━━━ DATA SEGMENT ━━━

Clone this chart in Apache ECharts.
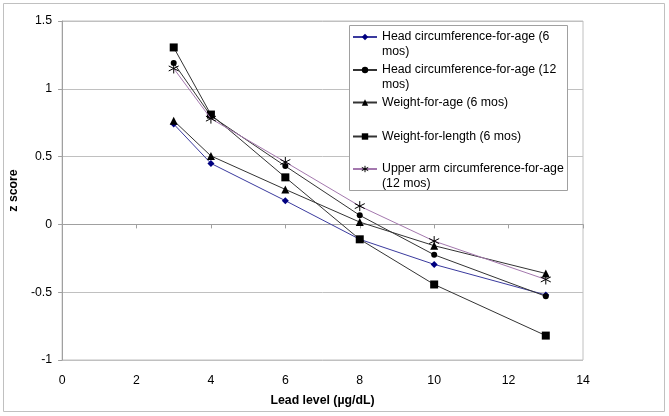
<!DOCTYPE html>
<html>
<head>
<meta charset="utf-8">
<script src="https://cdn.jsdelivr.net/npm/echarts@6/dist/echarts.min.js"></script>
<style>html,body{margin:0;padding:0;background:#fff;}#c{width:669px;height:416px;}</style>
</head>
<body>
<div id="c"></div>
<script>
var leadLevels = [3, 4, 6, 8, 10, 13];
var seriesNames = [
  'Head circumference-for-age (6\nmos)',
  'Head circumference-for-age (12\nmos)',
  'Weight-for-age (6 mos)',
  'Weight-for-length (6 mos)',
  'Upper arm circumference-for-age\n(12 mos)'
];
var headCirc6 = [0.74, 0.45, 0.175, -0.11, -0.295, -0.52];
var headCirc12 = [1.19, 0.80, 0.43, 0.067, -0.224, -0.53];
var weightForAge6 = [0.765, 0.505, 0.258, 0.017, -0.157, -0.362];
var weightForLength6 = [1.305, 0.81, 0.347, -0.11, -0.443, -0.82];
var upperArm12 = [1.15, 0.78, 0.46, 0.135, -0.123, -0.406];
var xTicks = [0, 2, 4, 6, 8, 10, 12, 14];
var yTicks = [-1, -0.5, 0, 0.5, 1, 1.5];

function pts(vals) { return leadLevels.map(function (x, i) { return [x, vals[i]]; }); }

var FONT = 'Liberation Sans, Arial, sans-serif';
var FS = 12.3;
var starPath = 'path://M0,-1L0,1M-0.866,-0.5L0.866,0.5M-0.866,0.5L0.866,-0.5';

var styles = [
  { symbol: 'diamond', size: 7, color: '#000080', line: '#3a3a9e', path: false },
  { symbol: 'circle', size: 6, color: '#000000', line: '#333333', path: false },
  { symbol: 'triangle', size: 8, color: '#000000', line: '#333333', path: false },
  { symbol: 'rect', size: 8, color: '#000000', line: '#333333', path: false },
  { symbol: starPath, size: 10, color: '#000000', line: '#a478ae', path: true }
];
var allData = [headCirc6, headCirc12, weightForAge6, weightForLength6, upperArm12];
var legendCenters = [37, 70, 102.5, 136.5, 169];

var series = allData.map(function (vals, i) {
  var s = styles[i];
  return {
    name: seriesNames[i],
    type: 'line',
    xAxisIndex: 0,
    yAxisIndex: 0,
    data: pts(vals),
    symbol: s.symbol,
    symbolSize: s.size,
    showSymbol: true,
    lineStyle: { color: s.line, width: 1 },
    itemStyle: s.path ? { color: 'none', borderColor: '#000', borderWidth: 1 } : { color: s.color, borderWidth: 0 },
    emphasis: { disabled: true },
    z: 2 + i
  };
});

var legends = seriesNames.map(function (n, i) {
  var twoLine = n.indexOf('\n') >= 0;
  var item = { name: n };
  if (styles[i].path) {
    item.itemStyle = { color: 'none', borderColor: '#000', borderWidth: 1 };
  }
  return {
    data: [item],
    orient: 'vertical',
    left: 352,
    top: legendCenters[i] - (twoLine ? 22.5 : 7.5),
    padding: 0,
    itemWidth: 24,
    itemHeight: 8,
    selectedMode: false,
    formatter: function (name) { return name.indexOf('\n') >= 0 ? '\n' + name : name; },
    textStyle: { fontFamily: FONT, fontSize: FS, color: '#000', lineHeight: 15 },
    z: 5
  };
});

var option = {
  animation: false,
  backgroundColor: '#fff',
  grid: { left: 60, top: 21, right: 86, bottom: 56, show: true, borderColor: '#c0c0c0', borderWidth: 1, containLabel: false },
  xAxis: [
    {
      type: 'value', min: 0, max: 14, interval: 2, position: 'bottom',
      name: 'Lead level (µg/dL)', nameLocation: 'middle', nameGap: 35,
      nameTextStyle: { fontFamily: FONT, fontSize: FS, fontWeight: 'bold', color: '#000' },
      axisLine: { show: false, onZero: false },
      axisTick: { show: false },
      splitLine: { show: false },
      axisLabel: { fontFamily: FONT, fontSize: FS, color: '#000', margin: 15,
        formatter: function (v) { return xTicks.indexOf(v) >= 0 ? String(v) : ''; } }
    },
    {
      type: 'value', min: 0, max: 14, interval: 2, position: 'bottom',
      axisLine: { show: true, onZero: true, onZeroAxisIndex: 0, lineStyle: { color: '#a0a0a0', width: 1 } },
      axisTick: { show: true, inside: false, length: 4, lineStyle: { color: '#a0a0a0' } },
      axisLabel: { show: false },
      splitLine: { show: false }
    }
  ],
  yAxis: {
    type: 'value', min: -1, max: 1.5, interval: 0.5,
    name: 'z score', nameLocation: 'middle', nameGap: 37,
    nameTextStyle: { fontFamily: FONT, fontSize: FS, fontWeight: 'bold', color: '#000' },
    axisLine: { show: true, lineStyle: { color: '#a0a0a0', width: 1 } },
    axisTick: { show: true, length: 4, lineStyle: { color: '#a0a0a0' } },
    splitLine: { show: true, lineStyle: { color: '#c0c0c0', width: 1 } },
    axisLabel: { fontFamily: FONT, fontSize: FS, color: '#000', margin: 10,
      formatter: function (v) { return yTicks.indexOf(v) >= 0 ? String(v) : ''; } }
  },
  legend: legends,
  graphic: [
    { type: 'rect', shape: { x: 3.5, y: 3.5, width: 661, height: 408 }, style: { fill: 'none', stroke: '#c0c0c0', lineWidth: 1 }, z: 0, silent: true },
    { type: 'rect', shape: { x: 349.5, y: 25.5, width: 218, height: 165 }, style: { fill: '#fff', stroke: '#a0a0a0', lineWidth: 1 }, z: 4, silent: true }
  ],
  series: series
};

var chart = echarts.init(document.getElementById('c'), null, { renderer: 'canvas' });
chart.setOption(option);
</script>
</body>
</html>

━━━

▶ TO DO
Using the material above, set down every line exactly, but skip the pictures.

▶ TASK RESPONSE
Clone this chart in Apache ECharts.
<!DOCTYPE html>
<html>
<head>
<meta charset="utf-8">
<script src="https://cdn.jsdelivr.net/npm/echarts@6/dist/echarts.min.js"></script>
<style>html,body{margin:0;padding:0;background:#fff;}#c{width:669px;height:416px;}</style>
</head>
<body>
<div id="c"></div>
<script>
var leadLevels = [3, 4, 6, 8, 10, 13];
var seriesNames = [
  'Head circumference-for-age (6\nmos)',
  'Head circumference-for-age (12\nmos)',
  'Weight-for-age (6 mos)',
  'Weight-for-length (6 mos)',
  'Upper arm circumference-for-age\n(12 mos)'
];
var headCirc6 = [0.74, 0.45, 0.175, -0.11, -0.295, -0.52];
var headCirc12 = [1.19, 0.80, 0.43, 0.067, -0.224, -0.53];
var weightForAge6 = [0.765, 0.505, 0.258, 0.017, -0.157, -0.362];
var weightForLength6 = [1.305, 0.81, 0.347, -0.11, -0.443, -0.82];
var upperArm12 = [1.15, 0.78, 0.46, 0.135, -0.123, -0.406];
var xTicks = [0, 2, 4, 6, 8, 10, 12, 14];
var yTicks = [-1, -0.5, 0, 0.5, 1, 1.5];

function pts(vals) { return leadLevels.map(function (x, i) { return [x, vals[i]]; }); }

var FONT = 'Liberation Sans, Arial, sans-serif';
var FS = 12.3;
var starPath = 'path://M0,-1L0,1M-0.866,-0.5L0.866,0.5M-0.866,0.5L0.866,-0.5';

var styles = [
  { symbol: 'diamond', size: 7, color: '#000080', line: '#3a3a9e', path: false },
  { symbol: 'circle', size: 6, color: '#000000', line: '#333333', path: false },
  { symbol: 'triangle', size: 8, color: '#000000', line: '#333333', path: false },
  { symbol: 'rect', size: 8, color: '#000000', line: '#333333', path: false },
  { symbol: starPath, size: 10, color: '#000000', line: '#a478ae', path: true }
];
var allData = [headCirc6, headCirc12, weightForAge6, weightForLength6, upperArm12];
var legendCenters = [37, 70, 102.5, 136.5, 169];

var series = allData.map(function (vals, i) {
  var s = styles[i];
  return {
    name: seriesNames[i],
    type: 'line',
    xAxisIndex: 0,
    yAxisIndex: 0,
    data: pts(vals),
    symbol: s.symbol,
    symbolSize: s.size,
    showSymbol: true,
    lineStyle: { color: s.line, width: 1 },
    itemStyle: s.path ? { color: 'none', borderColor: '#000', borderWidth: 1 } : { color: s.color, borderWidth: 0 },
    emphasis: { disabled: true },
    z: 2 + i
  };
});

var legends = seriesNames.map(function (n, i) {
  var twoLine = n.indexOf('\n') >= 0;
  var item = { name: n };
  if (styles[i].path) {
    item.itemStyle = { color: 'none', borderColor: '#000', borderWidth: 1 };
  }
  return {
    data: [item],
    orient: 'vertical',
    left: 352,
    top: legendCenters[i] - (twoLine ? 22.5 : 7.5),
    padding: 0,
    itemWidth: 24,
    itemHeight: 8,
    selectedMode: false,
    formatter: function (name) { return name.indexOf('\n') >= 0 ? '\n' + name : name; },
    textStyle: { fontFamily: FONT, fontSize: FS, color: '#000', lineHeight: 15 },
    z: 5
  };
});

var option = {
  animation: false,
  backgroundColor: '#fff',
  grid: { left: 60, top: 21, right: 86, bottom: 56, show: true, borderColor: '#c0c0c0', borderWidth: 1, containLabel: false },
  xAxis: [
    {
      type: 'value', min: 0, max: 14, interval: 2, position: 'bottom',
      name: 'Lead level (µg/dL)', nameLocation: 'middle', nameGap: 35,
      nameTextStyle: { fontFamily: FONT, fontSize: FS, fontWeight: 'bold', color: '#000' },
      axisLine: { show: false, onZero: false },
      axisTick: { show: false },
      splitLine: { show: false },
      axisLabel: { fontFamily: FONT, fontSize: FS, color: '#000', margin: 15,
        formatter: function (v) { return xTicks.indexOf(v) >= 0 ? String(v) : ''; } }
    },
    {
      type: 'value', min: 0, max: 14, interval: 2, position: 'bottom',
      axisLine: { show: true, onZero: true, onZeroAxisIndex: 0, lineStyle: { color: '#a0a0a0', width: 1 } },
      axisTick: { show: true, inside: false, length: 4, lineStyle: { color: '#a0a0a0' } },
      axisLabel: { show: false },
      splitLine: { show: false }
    }
  ],
  yAxis: {
    type: 'value', min: -1, max: 1.5, interval: 0.5,
    name: 'z score', nameLocation: 'middle', nameGap: 37,
    nameTextStyle: { fontFamily: FONT, fontSize: FS, fontWeight: 'bold', color: '#000' },
    axisLine: { show: true, lineStyle: { color: '#a0a0a0', width: 1 } },
    axisTick: { show: true, length: 4, lineStyle: { color: '#a0a0a0' } },
    splitLine: { show: true, lineStyle: { color: '#c0c0c0', width: 1 } },
    axisLabel: { fontFamily: FONT, fontSize: FS, color: '#000', margin: 10,
      formatter: function (v) { return yTicks.indexOf(v) >= 0 ? String(v) : ''; } }
  },
  legend: legends,
  graphic: [
    { type: 'rect', shape: { x: 3.5, y: 3.5, width: 661, height: 408 }, style: { fill: 'none', stroke: '#c0c0c0', lineWidth: 1 }, z: 0, silent: true },
    { type: 'rect', shape: { x: 349.5, y: 25.5, width: 218, height: 165 }, style: { fill: '#fff', stroke: '#a0a0a0', lineWidth: 1 }, z: 4, silent: true }
  ],
  series: series
};

var chart = echarts.init(document.getElementById('c'), null, { renderer: 'canvas' });
chart.setOption(option);
</script>
</body>
</html>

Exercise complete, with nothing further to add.